Nimbooz is back with another outdoor innovation, just months after its launch six months ago, and this time, it is focussed around Ramadan (Ramzan).
During Ramadan, the month-long Islamic religious observance, members of the community refrain from eating and drinking from dawn till sunset and break their fast at a stipulated time. Nimbooz thus conceptualised the idea and installed a giant Nimbooz branded billboard with a programmable digital clock that displays the daily, city specific Iftar (opening of a fast) time, along with a message that reads: 'Jab ghadi Iftar ka waqt dikhaye, ekdum refreshing Nimbooz ho jaye!'
The specific Iftar time for each day is adjusted every morning and is displayed throughout the day.
Iftar or the opening of the fast takes place in a group with other members of the community, with people gathering right after Maghrib or sunset time. The billboard thus urges the audience to commence Iftar with Nimbooz and has been strategically executed in the Jama Masjid area of Old Delhi.
The campaign has been conceptualised by BBDO India and executed by Platinum Outdoor, the OOH (out of home) division of Madison Media.
Outdoor has appeared significantly in PepsiCo's media plan for Nimbooz, right from the day of its launch in March this year. The launch campaign, planned in a phased manner, kicked off in Mumbai and later spread to markets in the north, including Delhi and NCR, Chandigarh and Amritsar. The company created multiple innovations, including a motorised 2D lime squeezer on a hoarding, a teaser and a revealer using a sack stuffed with lemons and other innovations on bus shelters.

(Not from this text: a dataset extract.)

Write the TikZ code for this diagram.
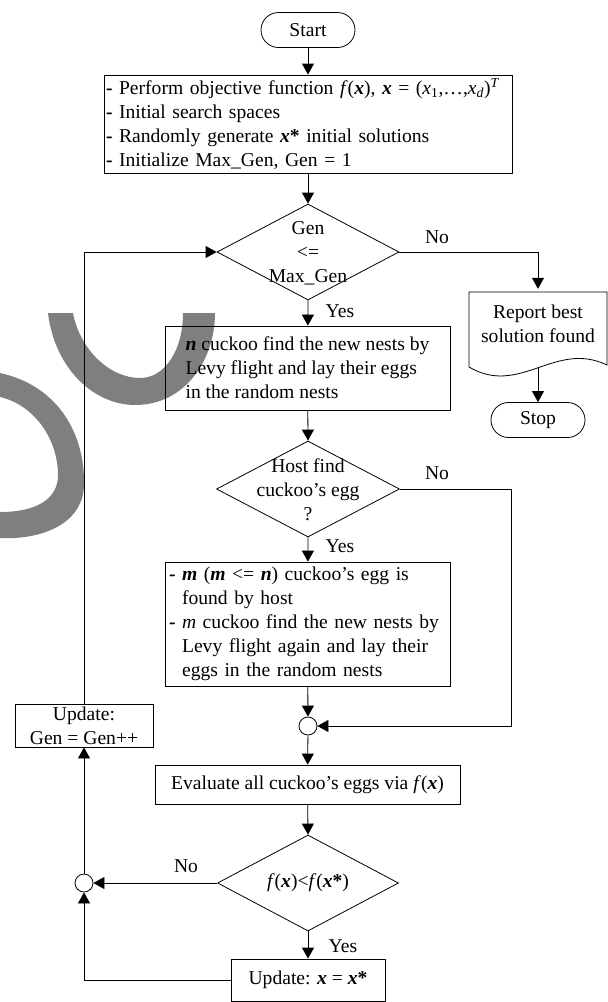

Nimbooz' Ramadan campaign comes on the heels of last month's Independence Day celebrations that saw the brand celebrate the day with the distribution of more than two lakh Nimbooz branded kites to underprivileged children in Delhi.
With an aim to make Nimbooz a 'national drink', PepsiCo plans to market the brand on every platform centred on Indian festivals or rituals. The company plans to initiate many more activities in the coming months, using various touch points to celebrate 'Indian-ness' in the country.
Alpana Titus, executive vice-president, flavours, PepsiCo India, shares that "the consistent use of OOH is crucial because it works as a platform to build the product sampling initiatives. We are gearing up for aggressive sampling in southern and eastern markets across the country. The 'Asli Indian' proposition of the brand can be conveniently leveraged during the festival period and we plan to do so in the future as well."
Manoj Deb, executive creative director, BBDO holds a similar view on Nimbooz' Ekdum Asli Indian positioning that allows the agency to explore various nuances of the Indian culture. "Innovating on print can be very expensive. OOH is much more cost effective and we will continue to use it to promote the brand. Also, we plan to come up with a new TVC, but when has not been decided yet," he says.
Recently, in association with Portland Outdoor, Nimbooz broke its outdoor campaign in Chennai, Coimbatore, Madurai, Tiruchirapalli, Salem, Trirunelveli, Puducherry and Erode, using Tamil creatives; and Bengaluru, Mangalore and Mysore using Kannada creatives.
Titus says that the size of the largely unorganised nimbu paani market in India is about one billion cases, which is double the size of the carbonated soft drink industry in India. In March, Parle Agro, too, launched its lemon drink, LMN.